Purchasing a Condominium Unit: Caveat Emptor (Let the Buyer Beware)

Dec 06, 2012 By Merlin Law Group Condominium Associations

According to the Community Associations Institute’s website,1 about 70 million people live in approximately 315,000 community associations throughout the United States. Thus, if you’re about to purchase a new home, the odds are good that you’ll be buying into an association as homeowners associations are not just for condominiums, but also for townhomes and even single family dwellings too.

Association living, however, is not for everyone.
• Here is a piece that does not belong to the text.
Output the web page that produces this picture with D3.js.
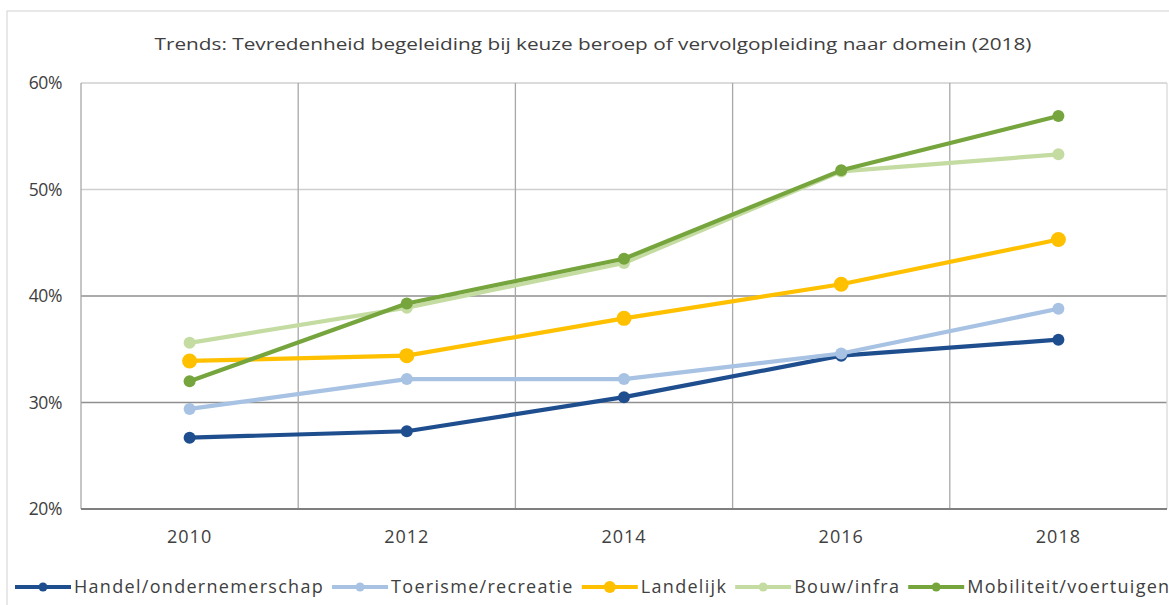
<!DOCTYPE html>
<html>
<head>
<meta charset="utf-8">
<script src="https://cdn.jsdelivr.net/npm/d3@7"></script>
<style>
  html, body { margin: 0; padding: 0; background: #fff; }
  svg { display: block; }
  text { font-family: "Open Sans", "Noto Sans", sans-serif; fill: #404040; }
</style>
</head>
<body>
<svg id="chart" width="1169" height="605"></svg>
<script>
const title = "Trends: Tevredenheid begeleiding bij keuze beroep of vervolgopleiding naar domein (2018)";
const years = ["2010", "2012", "2014", "2016", "2018"];
const yTicks = [0.2, 0.3, 0.4, 0.5, 0.6];
const seriesNames = ["Handel/ondernemerschap", "Toerisme/recreatie", "Landelijk", "Bouw/infra", "Mobiliteit/voertuigen"];
const handel     = [0.267, 0.273, 0.305, 0.344, 0.359];
const toerisme   = [0.294, 0.322, 0.322, 0.346, 0.388];
const landelijk  = [0.339, 0.344, 0.379, 0.411, 0.453];
const bouw       = [0.356, 0.389, 0.431, 0.517, 0.533];
const mobiliteit = [0.320, 0.393, 0.435, 0.518, 0.569];
const seriesValues = [handel, toerisme, landelijk, bouw, mobiliteit];
const colors = ["#1F4E8F", "#A7C2E2", "#FFC000", "#C4DCA2", "#76A53E"];
const radii = [6, 6, 7.5, 6, 6];

const svg = d3.select("#chart");
const W = 1169, H = 605;
const plot = { left: 81, right: 1167, top: 83, bottom: 509 };

// outer frame
svg.append("rect").attr("x", 7).attr("y", 11).attr("width", W + 10).attr("height", H + 10)
  .attr("fill", "none").attr("stroke", "#d9d9d9").attr("stroke-width", 1.2);

const x = d3.scaleBand().domain(years).range([plot.left, plot.right]).padding(0);
const y = d3.scaleLinear().domain([0.2, 0.6]).range([plot.bottom, plot.top]);

// horizontal gridlines
svg.append("g").selectAll("line").data(yTicks.filter(t => t > 0.2)).join("line")
  .attr("x1", plot.left).attr("x2", plot.right)
  .attr("y1", d => y(d)).attr("y2", d => y(d))
  .attr("stroke", d => d >= 0.5 ? "#cfcfcf" : "#8f8f8f").attr("stroke-width", 1.3);

// vertical gridlines at band boundaries
const bounds = years.map(yr => x(yr)).concat([plot.right]);
svg.append("g").selectAll("line").data(bounds).join("line")
  .attr("x1", d => d).attr("x2", d => d)
  .attr("y1", plot.top).attr("y2", plot.bottom)
  .attr("stroke", (d, i) => i === bounds.length - 1 ? "#d9d9d9" : "#a8a8a8").attr("stroke-width", 1.3);

// bottom axis line
svg.append("line").attr("x1", plot.left).attr("x2", plot.right)
  .attr("y1", plot.bottom).attr("y2", plot.bottom)
  .attr("stroke", "#7f7f7f").attr("stroke-width", 2);

// y labels
const fmt = d3.format(".0%");
svg.append("g").selectAll("text").data(yTicks).join("text")
  .attr("x", 62).attr("y", d => y(d)).attr("dy", "0.35em")
  .attr("text-anchor", "end").attr("font-size", 17.5).attr("letter-spacing", -0.4)
  .text(d => fmt(d));

// x labels
svg.append("g").selectAll("text").data(years).join("text")
  .attr("x", d => x(d) + x.bandwidth() / 2).attr("y", 537).attr("dy", "0.35em")
  .attr("text-anchor", "middle").attr("font-size", 18).attr("letter-spacing", 1)
  .text(d => d);

// title
const t = svg.append("text").attr("x", 593).attr("y", 44).attr("dy", "0.35em")
  .attr("text-anchor", "middle").attr("font-size", 16.5).text(title);
t.attr("textLength", 877).attr("lengthAdjust", "spacingAndGlyphs");

// lines and points
const line = d3.line().x((d, i) => x(years[i]) + x.bandwidth() / 2).y(d => y(d));
seriesValues.forEach((vals, si) => {
  const g = svg.append("g");
  g.append("path").datum(vals).attr("d", line)
    .attr("fill", "none").attr("stroke", colors[si]).attr("stroke-width", 4.2)
    .attr("stroke-linejoin", "round").attr("stroke-linecap", "round");
  g.selectAll("circle").data(vals).join("circle")
    .attr("cx", (d, i) => x(years[i]) + x.bandwidth() / 2).attr("cy", d => y(d))
    .attr("r", radii[si]).attr("fill", colors[si]);
});

// legend
const legY = 587;
let lx = 15;
seriesNames.forEach((name, si) => {
  const g = svg.append("g");
  g.append("line").attr("x1", lx).attr("x2", lx + 56).attr("y1", legY).attr("y2", legY)
    .attr("stroke", colors[si]).attr("stroke-width", 4);
  g.append("circle").attr("cx", lx + 28).attr("cy", legY).attr("r", radii[si] - 1.5).attr("fill", colors[si]);
  const tt = g.append("text").attr("x", lx + 59).attr("y", legY).attr("dy", "0.35em")
    .attr("font-size", 18).attr("letter-spacing", 1.3).text(name);
  const w = tt.node().getComputedTextLength();
  lx = lx + 59 + w + 8;
});
</script>
</body>
</html>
While many associations offer enticing amenities for members such as community rooms, clubhouses, swimming pools and tennis courts, and take care of regular maintenance, repairs and landscaping of the common areas, associations also come with significant fees as well as lists of rules and regulations encompassed within what are typically called the “governing documents.” These governing documents – usually comprised of the Declaration of Covenants, Conditions & Restrictions, Bylaws and Rules & Regulations – typically discuss and provide for assessments (regular and special), repair and maintenance obligations, architectural guidelines, pet restrictions, parking and other use restrictions. It is always best to review the association’s governing documents before purchasing a unit or home in an association to see whether you will be able to live with and abide by the association’s rules and fees. If you are the type of person to chafe under a stringent set of rules, association living is not for you. Failure to follow the association’s rules can and usually will lead to additional fees and fines.

The following is a non-exhaustive list of potential rules that you might need to follow upon purchasing a home in an association. Make sure you can live with these restrictions before buying:

  • Landscaping: there are frequently rules pertaining to grass, bush and tree maintenance, as well as lawn sculptures and potted plants.
  • Pet Restrictions: if the association allows pets at all, there may be restrictions on the types of allowable pets, the size of the pet, limits on the numbers of pets and where pets are allowed in the common areas.
  • Architectural Guidelines: many associations not only have architectural guidelines but also architectural committees to vet potential changes and/or additions before they are allowed. Not only do you have to comply with local building ordinances, you also have to ensure that your plans are approved by the association. Failure to obtain association approval prior to installation of changes, additions can result in the forced removal of the addition at your expense. The architectural committee can also enforce rules pertaining to paint colors, building materials, building height, fences and other aesthetic choices to maintain a “uniform” appearance throughout the community.
  • Parking: associations have been known to have rules regarding reserved spots, street parking, RV parking, overnight parking, guest parking, and rules regarding the size and type of vehicle that can park.
  • Noise: many associations have noise restrictions, so no wood floors on second floor units and no late-night parties.
  • Maintenance and Repair: all governing documents discuss the differences between the individually owned components of the association and the common areas for which the association assumes the duties of maintenance and repair. Typically, the common areas in a condo association include the roofs, walls, windows, plumbing and electrical systems.

Remember, living in an association is living in a communal environment. By purchasing in an association, you lose a little individuality and privacy, but you gain amenities and services that may otherwise by unaffordable. You have to decide whether that is a trade-off you can live with before purchasing.

1 CAI is an international organization providing information, education and resources to all community association stakeholders, including community association managers and homeowners.